My two cents: Challenges loom for Tucson HS hoops teams
Nine Tucson high school basketball teams in classes 6A, 5A and 4A have won 20 or more games this year. Impressive, huh? Here’s the list as the state tournament goes full scale this week:
- Tucson High boys, 23-4. The Badgers are a No. 8 seed in 6A.
- Cienega High boys, 20-7. The Bobcats are a No. 8 seed in 5A.
- Pueblo High boys, 20-8. The Warriors are a No. 11 seed in 4A.
- Sahuaro High boys, 20-6. The Cougars are a No. 7 seed in 4A.
- Salpointe girls, 22-6. The Lancers are a No. 8 seed in the Open division.
- Pueblo girls, 20-7. The Warriors are a No. 4 seed in 4A.
- Sahuaro girls, 23-6. The Cougars are a No. 5 seed in 4A.
- Catalina Foothills girls, 22-5. The Falcons are a No. 5 seed in 5A.
- Sunnyside girls, 21-7. The Blue Devils are a No. 9 seed in 6A.
If you read between the lines — if you take note of the seedings — this will likely be one of the more challenging state tournaments ever for Tucson basketball teams.
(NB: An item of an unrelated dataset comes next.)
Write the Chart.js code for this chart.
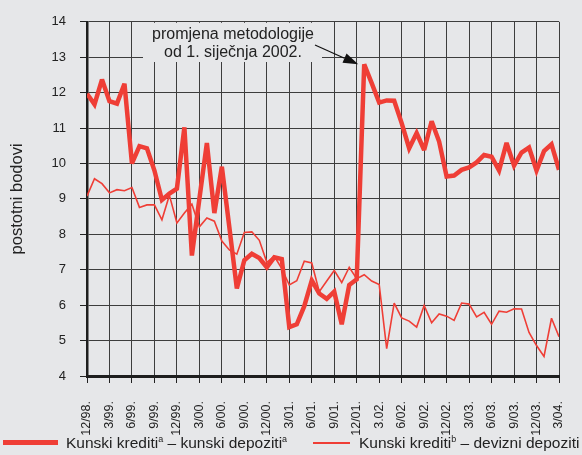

It will take a run like that of Arizona’s 1997 NCAA national championship team just to reach the semifinals.
So it’s not impossible.
My eye is on coach Eric Langford’s Tucson Badgers, whose only losses this season have been to Salpointe, Ironwood Ridge, Mesa Dobson and Peoria Liberty.
A Tucson Badgers boys basketball team hasn’t won a state title (or been in the state championship game) since 1969. But never say never, right? There’s always a Santa Clara or East Tennessee State looming.